PN2020-04 sets out how to determine what constitutes patentable subject matter where a patent application concerns a computer-implemented invention. The Federal Court of Appeal’s decision in Benjamin Moore overturned the Federal Court’s decision that had previously declared a new test for patentable subject matter in computer-implemented inventions that superseded the guidance set out in PN2020-04.
Proposed claim set 4 recited the following independent claim (bold emphasis from PAB decision, italics / underlined emphasis is mine):
A computer-implemented post-transactional affirmation method for confirming details related to credit derivative trades comprising:
receiving, via an electronic processing platform, directly from a first party trade capture system associated with a first party, trade details comprising a credit derivative trade agreed upon between the first party and a second party outside of the electronic processing platform, said electronic processing platform comprising a connectivity and electronic messaging system that is independent of and upstream relative to a downstream trade processing system, said connectivity comprising system-to-system links between said electronic processing platform and each of the first party trade capture system and a second party trade capture system;
automatically routing and transmitting in real-time, via the system-to-system links, the trade details to the second party trade capture system associated with the second party;
receiving, by the electronic processing platform, directly from the second party trade capture system via the system-to-system links, an affirmation or a rejection of the trade details, wherein the affirmation indicates the transmitted trade details represent the agreed upon trade and the rejection indicates the transmitted trade details contain an error;
automatically notifying, via the electronic processing platform via an electronic message, the first party trade capture system of the affirmation or the rejection;
creating, via the electronic processing platform, at least one trade ticket for each of the first party and the second party comprising the trade details only when the electronic processing platform receives the affirmation from the second party trade capture system; and
submitting, by the electronic processing platform, the at least one trade ticket of the first party and the at least one trade ticket of the second party to a separate trade confirmation process in accordance with the credit derivative trade, said trade confirmation process being embodied in and executed by the downstream trade processing system.
The Patent Appeal Board noted the key changes for claim 1 on file (the claims before the proposed claim set), shown above in bold, recite that a copy of the trade ticket is submitted by each party to the trade confirmation system. Additional emphasis in addition to those from the Patent Appeal Board is added to note other relevant portions of the claim.

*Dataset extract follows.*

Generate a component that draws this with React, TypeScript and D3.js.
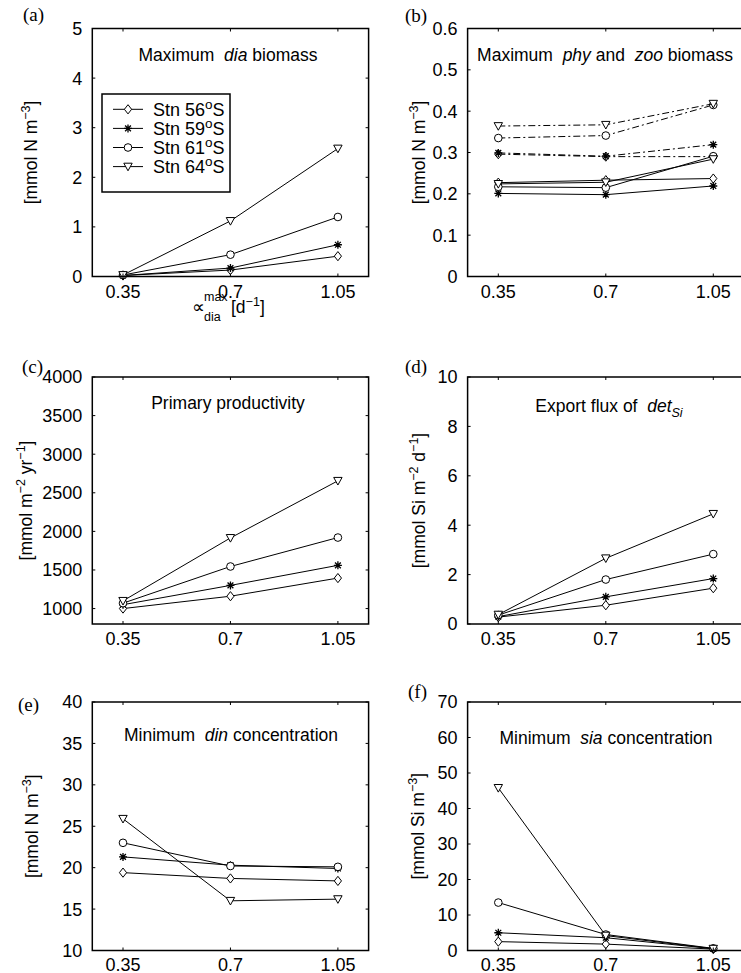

In its decision, the Patent Appeal Board noted the claimed system would provide an efficiency improvement to a downstream trade processing system by pre-reconciling data so that only reconciled trade information reaches the downstream system.
The system as claimed would provide a physical improvement to computer efficiency of the downstream system. Therefore, the computer system would be part of the actual invention and would be patentable subject matter according to section 2 and subsection 27(8) of the Patent Act (italics and underlined emphasis are mine).
Practical Notes
This decision provides a practical amendment path for computer messaging-related applications where interoperation by two systems can be claimed as part of the innovation, especially if arguments can be made for improving efficiency, more specifically the computer efficiency of a downstream system. The incremental and collaborative approach noted in the decision also reflects our positive experiences engaging with CIPO on computer-implemented inventions and patentable subject matter.